Simultaneous implementation of antireflection and antitransmission through multipolar interference in plasmonic metasurfaces and applications in optical absorbers and broadband polarizers

1 Introduction

Metasurfaces consisting of two-dimensional arrangement of nanoantennas with subwavelength size, spacing, and thickness can manipulate the amplitude, phase, and polarization of light at will [1], [2]. In terms of the amplitude manipulation, metasurfaces can control the transmission (T), reflection (R), and thus absorption (A = 1 − T − R) of light through an interface. The amplitude control has been widely studied for realizing antireflection (AR) [3], [4], [5], [6], [7], [8], [9], antitransmission (AT) [10], [11], [12], [13], [14], [15], and optical absorption (OA) [15], [16], [17], [18], [19] in various wavelength ranges. A fundamental and powerful approach to understand the underlying physics of this amplitude control is based on the multipolar expansion of the nanoantennas [20], [21], [22], [23], [24], [25], [26], [27], [28]. When a single nanoantenna or a nanoantenna array is irradiated by an external light field and multipole responses are excited in the nanoantennas, the reflection can be calculated by the interference between the radiation fields from multipoles in the backward direction, and the transmission can be calculated as the interference between the radiation fields from multipoles in the forward direction and the incident light. Therefore, the key idea to control the T, R, and A lies in engineering the multipolar interference, i.e., using the generalized Kerker effect [7], [29], [30], [31], [32]. Many functionalities have been reported based on the generalized Kerker effect. For example, AR [33] and AT [10], [11], [12], [13] can be realized through destructive multipolar interferences in the backward and forward directions, respectively. OAs have also been reported based on multipole engineering in lossy nanoantennas by suppressing all the forward transmission and backward reflection [28], [33], [34], [35], [36], [37]. However, the nanoantennas used in previous work are relatively thick in order to excite the high-order multipoles and thus complicated in fabrication.

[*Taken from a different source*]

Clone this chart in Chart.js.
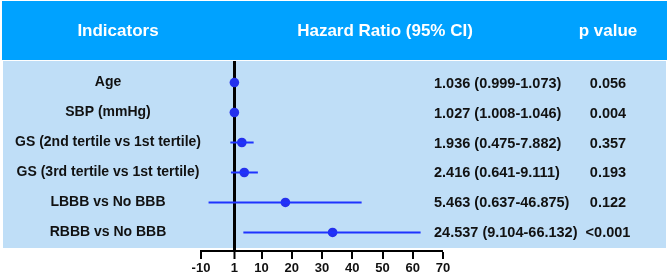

Furthermore, in most cases, each design can realize only one functionality, e.g., AR, AT or OA.

Recently, we reported a multipolar plasmonic metasurface for transmission wavefront control in the visible and near-infrared (IR) region with high efficiency by tuning the multipolar interference approaching the generalized Kerker condition [38], [39]. The proposed metasurface is easy to fabricate and the multipole response can be easily tuned through the dimension change. In this work, we engineer multipole response in the multipolar plasmonic metasurface and demonstrate a metasurface that can simultaneously support AR and AT in the visible and IR ranges. More interestingly, the AR and AT wavelengths can be tuned to be either different or near each other, which can be used for spectral filters with low absorption due to off-resonance operation or inversely OA through near-resonance operation, respectively. In the first design, the transmission/reflection at the AR/AT wavelength ∼870/700 nm reaches 75.7%/85.1% in simulation and 69.2%/82.4% in experiment. In the second design, the absorption is up to 94.1% in simulation and 92.8% in experiment at the wavelength ∼695 nm. Furthermore, a two-dimensional subwavelength grating design is presented here for transmissive polarizers by tuning the multipolar interference to realize AR for one polarization and AT for another polarization at the same wavelength range. More importantly, we can choose which polarization is the transmitted one and apply it to different wavelength ranges by tuning the multipolar interferences. We present transmissive polarizers operating at two wavelength ranges around 800 and 1060 nm with the transmission efficiency over 90% and extinction ratio (ER) over 18 dB in broadband. This result indicates the possibility of applying plasmonic metasurfaces for certain optical functionalities with transmission efficiency over 90% in the visible and IR regions, where the efficiency of plasmonic metasurfaces is typically too low to support practical applications and thus all-dielectric metasurfaces are more commonly used [40], [41], [42]. The record high transmission of plasmonic metasurfaces in this work is attributed to destructive multipolar interference in the backward direction and off-resonance operation of the multipole responses, which suppresses the reflection and reduces the absorption in the plasmonic nanoantennas, respectively. This multipolar plasmonic metasurface can find other applications in optical coatings, filters, and splitters.

2 Theory and principle

For a periodic array of nanoantennas with multipole responses, the multipole contributions of electric dipole (ED), magnetic dipole (MD), electric quadrupole (EQ), magnetic quadrupole (MQ), and electric octupole (EO) to the scattered fields are [25], [43]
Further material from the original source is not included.